Let's consider a married couple, in which the wife has earned a Social Security benefit equal to 50% of her husband's. She can draw a benefit based on her own earnings, when her husband retires they also receive his benefits. If the husband dies, the widow no longer receives her own benefit but continues to receive her husbands. If the wife was a stay-at-home mom and has no benefit based on her own earnings but will also receive spousal benefits of up to 50% of her husband's benefit, depending on her age of retirement. However, spousal benefits can't start until her husband also draws his Social Security. In either of these two cases, the widow's benefit is equivalent to her continuing to draw her own benefits plus 50% of her husband's.
In the table below, I have some figures as to the monthly check from an annuity or Social Security benefits not taken during a waiting period. For example, a value of 0.005 would mean that for an annuity contribution of $100,000 a monthly check of $500 would be paid that would be adjusted upward for inflation. Social Security values are for those whose Normal Retirement Age is 66. Annuity values are obtained from Vanguard's web site, see Scott's site for a link.
The return for delayed Social Security varies because of the formula used to compute benefits. For example waiting from age 66 to 67 increases benefits by 8%, but waiting from age 69 to 70 increases benefits only 6.45%. This is not actuarially correct since 1 year is a higher portion of your remaining life expectancy the older you get.
As a single male, the spousal aspects of Social Security do not effect me, and there fore my payments under an annuity are 12-15% higher than they would be if I provided a 50% survivor's benefit to a wife of the same age. Therefore, the advantage to me for delaying Social Security is less than for a married man. Even so, I come out ahead up until the age of 68, after which I come out ahead because of the actuarially incorrect computation of Social Security.

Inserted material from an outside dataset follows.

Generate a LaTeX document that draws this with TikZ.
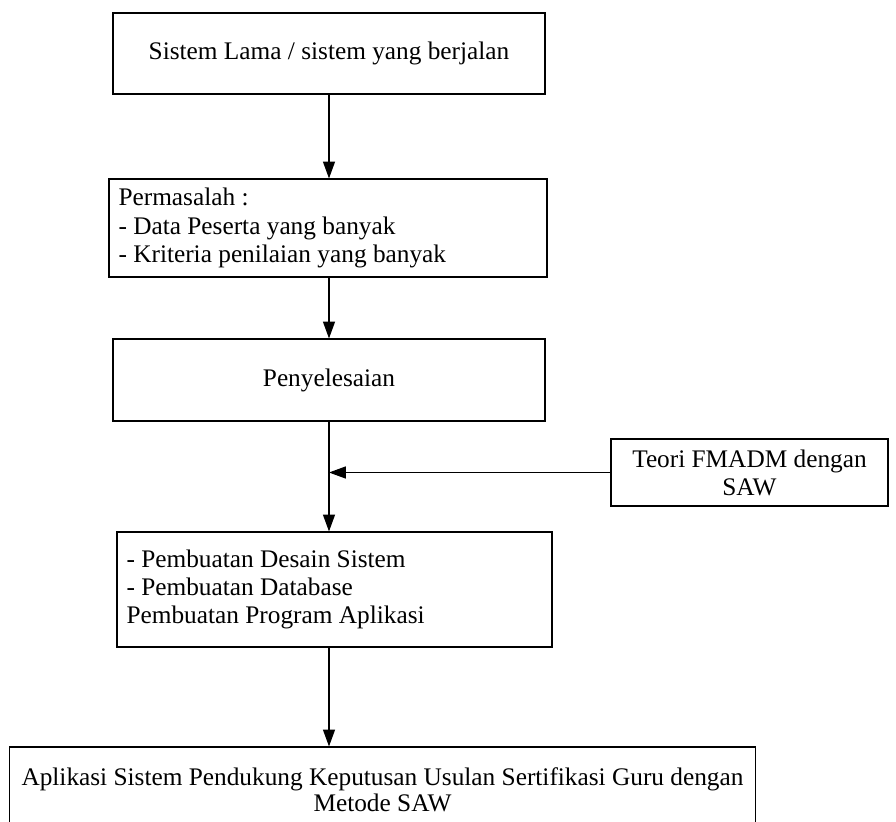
\documentclass[tikz,border=0pt]{standalone}
\usepackage{fontspec}
\setmainfont{Liberation Serif}
\usetikzlibrary{arrows.meta}
\begin{document}
\begin{tikzpicture}[x=0.025cm, y=-0.025cm,
                    mbox/.style = {shape = rectangle,
                                   color = black,
                                   line width = 0.8pt,
                                   inner sep = 0pt,
                                   font = \fontsize{18}{20}\selectfont,
                                   draw},
                    lbox/.style = {mbox,
                                   align = flush left,
                                   inner xsep = 0.24cm},
                    marrow/.style = {line width = 0.8pt,
                                     -{Triangle[length=0.42cm, width=0.3cm]}}]
		\useasboundingbox (0,0) rectangle (896,822);
		\node[mbox, minimum width=10.8cm, minimum height=2.025cm] (lama) at (329,53.5)
			{Sistem Lama / sistem yang berjalan};
		\node[lbox, minimum width=10.95cm, minimum height=2.45cm, text width=10.47cm] (masalah) at (328,228)
			{Permasalah :\\- Data Peserta yang banyak\\- Kriteria penilaian yang banyak};
		\node[mbox, minimum width=10.8cm, minimum height=2.05cm] (selesai) at (329,380)
			{Penyelesaian};
		\node[mbox, minimum width=6.925cm, minimum height=1.675cm, align=center] (teori) at (749.5,472.5)
			{Teori FMADM dengan\\SAW};
		\node[lbox, minimum width=10.875cm, minimum height=2.875cm, text width=10.395cm] (buat) at (334.5,589.5)
			{- Pembuatan Desain Sistem\\- Pembuatan Database\\Pembuatan Program Aplikasi};
		\node[mbox, minimum width=18.625cm, minimum height=2.125cm, align=center,
		      font=\fontsize{18}{18.7}\selectfont] (aplikasi) at (382.5,789.5)
			{Aplikasi Sistem Pendukung Keputusan Usulan Sertifikasi Guru dengan\\Metode SAW};
		% alur utama
		\coordinate (gabung) at (lama.south |- teori.west);
		\draw[marrow] (lama.south) -- (lama.south |- masalah.north);
		\draw[marrow] (lama.south |- masalah.south) -- (lama.south |- selesai.north);
		\draw[marrow] (lama.south |- selesai.south) -- (lama.south |- buat.north);
		\draw[marrow] (teori.west) -- (gabung);
		\draw[marrow] (lama.south |- buat.south) -- (lama.south |- aplikasi.north);
	\end{tikzpicture}
\end{document}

For a single female, the advantage for delaying benefits is extended to the age of 69. That's because an annuity payments are lower to a female, not because of male chauvanism but rather because a female has a longer life expectancy.

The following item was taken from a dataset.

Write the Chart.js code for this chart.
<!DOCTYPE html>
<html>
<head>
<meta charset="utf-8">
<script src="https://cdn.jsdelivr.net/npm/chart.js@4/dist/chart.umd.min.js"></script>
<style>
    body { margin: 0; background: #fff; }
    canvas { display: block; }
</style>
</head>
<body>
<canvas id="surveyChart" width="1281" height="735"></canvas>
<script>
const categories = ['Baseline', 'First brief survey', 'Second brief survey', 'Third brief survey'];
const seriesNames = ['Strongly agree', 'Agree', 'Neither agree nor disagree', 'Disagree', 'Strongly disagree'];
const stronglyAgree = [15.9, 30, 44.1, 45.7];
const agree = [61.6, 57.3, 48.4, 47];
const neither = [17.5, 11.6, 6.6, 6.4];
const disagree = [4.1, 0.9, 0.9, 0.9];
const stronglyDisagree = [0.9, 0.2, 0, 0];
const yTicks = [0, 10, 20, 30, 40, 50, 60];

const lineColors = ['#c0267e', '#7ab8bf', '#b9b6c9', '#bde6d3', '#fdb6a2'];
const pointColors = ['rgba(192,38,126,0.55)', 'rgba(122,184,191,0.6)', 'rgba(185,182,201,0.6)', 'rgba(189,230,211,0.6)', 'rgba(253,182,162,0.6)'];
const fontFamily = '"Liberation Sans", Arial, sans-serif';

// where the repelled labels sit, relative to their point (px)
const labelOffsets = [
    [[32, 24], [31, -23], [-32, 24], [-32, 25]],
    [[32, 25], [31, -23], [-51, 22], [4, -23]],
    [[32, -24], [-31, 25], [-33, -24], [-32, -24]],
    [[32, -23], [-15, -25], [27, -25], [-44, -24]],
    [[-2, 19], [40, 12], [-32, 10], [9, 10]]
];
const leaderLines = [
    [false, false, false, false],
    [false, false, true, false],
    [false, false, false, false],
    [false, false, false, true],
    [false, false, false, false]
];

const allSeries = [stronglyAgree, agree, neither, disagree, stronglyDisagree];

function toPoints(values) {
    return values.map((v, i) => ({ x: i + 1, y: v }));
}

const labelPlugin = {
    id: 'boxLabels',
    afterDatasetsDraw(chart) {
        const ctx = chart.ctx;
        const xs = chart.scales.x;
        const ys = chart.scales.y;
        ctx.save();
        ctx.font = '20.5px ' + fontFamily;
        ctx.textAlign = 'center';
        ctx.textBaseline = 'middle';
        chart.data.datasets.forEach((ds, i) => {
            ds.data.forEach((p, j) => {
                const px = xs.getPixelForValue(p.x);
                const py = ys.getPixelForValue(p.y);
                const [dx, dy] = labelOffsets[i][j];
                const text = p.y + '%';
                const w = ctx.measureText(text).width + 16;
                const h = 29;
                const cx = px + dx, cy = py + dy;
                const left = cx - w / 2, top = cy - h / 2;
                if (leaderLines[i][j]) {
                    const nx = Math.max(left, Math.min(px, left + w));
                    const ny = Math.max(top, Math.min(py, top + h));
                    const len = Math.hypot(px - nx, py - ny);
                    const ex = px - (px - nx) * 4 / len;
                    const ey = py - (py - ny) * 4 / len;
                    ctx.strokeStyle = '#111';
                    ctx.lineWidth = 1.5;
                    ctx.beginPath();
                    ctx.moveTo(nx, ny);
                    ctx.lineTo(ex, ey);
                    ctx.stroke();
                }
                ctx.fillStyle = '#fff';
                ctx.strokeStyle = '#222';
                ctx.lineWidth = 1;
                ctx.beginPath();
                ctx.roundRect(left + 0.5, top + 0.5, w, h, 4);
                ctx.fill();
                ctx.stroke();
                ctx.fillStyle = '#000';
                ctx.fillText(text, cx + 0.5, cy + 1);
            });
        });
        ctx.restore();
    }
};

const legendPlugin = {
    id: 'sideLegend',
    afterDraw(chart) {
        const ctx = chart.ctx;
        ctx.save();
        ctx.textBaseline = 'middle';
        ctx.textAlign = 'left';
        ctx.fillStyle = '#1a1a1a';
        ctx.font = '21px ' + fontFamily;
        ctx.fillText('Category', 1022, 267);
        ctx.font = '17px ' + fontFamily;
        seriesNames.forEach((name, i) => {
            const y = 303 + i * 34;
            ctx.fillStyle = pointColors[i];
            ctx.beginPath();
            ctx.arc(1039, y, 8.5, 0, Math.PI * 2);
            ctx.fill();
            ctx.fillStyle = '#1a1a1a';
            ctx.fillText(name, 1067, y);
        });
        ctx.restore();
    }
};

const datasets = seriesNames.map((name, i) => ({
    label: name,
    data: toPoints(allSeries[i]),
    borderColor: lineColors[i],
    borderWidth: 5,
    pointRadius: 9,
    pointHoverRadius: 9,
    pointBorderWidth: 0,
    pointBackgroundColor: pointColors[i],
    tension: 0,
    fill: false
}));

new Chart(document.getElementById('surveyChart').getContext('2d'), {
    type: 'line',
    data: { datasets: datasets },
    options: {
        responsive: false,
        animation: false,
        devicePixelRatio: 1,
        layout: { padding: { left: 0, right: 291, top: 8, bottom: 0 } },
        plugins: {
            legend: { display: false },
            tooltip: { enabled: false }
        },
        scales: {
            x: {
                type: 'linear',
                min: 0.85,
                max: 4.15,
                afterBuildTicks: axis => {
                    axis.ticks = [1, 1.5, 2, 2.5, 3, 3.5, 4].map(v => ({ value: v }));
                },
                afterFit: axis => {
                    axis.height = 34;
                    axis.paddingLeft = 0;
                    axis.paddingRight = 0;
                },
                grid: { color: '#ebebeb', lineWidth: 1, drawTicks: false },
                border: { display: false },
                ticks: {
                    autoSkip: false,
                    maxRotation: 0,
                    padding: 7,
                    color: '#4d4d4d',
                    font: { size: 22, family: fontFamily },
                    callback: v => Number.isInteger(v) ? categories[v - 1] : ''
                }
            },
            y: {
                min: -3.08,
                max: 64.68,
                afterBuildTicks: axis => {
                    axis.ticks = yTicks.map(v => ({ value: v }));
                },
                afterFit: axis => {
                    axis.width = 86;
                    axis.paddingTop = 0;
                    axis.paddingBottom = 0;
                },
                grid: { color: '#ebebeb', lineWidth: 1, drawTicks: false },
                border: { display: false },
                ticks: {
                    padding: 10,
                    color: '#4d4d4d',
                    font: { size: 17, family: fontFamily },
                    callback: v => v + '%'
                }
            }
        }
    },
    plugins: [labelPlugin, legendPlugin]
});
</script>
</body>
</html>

For a joint-and-survivor annuity with the wife getting 50%, the payments are slightly below that of a single female, so the advantage for delaying benefits also ends at about age 69. This assumes that the wife is exactly the same age as the husband. The payments will be decreased for a younger wife, with greater reductions for a greater difference in ages. Also to be considered is whether the wife has a benefit based on her own earnings that's higher than the spousal benefit. In that case, the survivor's benefit is less than 50% so an annuity payment would be higher than that in the table, and the advantage for delaying benefits decreases.
For a couple with a stay-at-home wife, the advantages for delaying benefits are the same as a single male up until the wife reaches her Normal Retirement Age. After that, any disadvantage quickly disappears because spousal benefits are not increased for waiting beyond Normal Retirement age -- but they are decreased for taking benefits before the Normal Retirement age.
Hopefully this along with Scott Burn's article will provide some food for thought. I urge you to learn more about how your benefits are computed from the Social Security Administration web site, the links on Scott's article, and some study of your own situation. There are other factors to consider, such as whether your Normal Retirement age is close to 65 or to 67.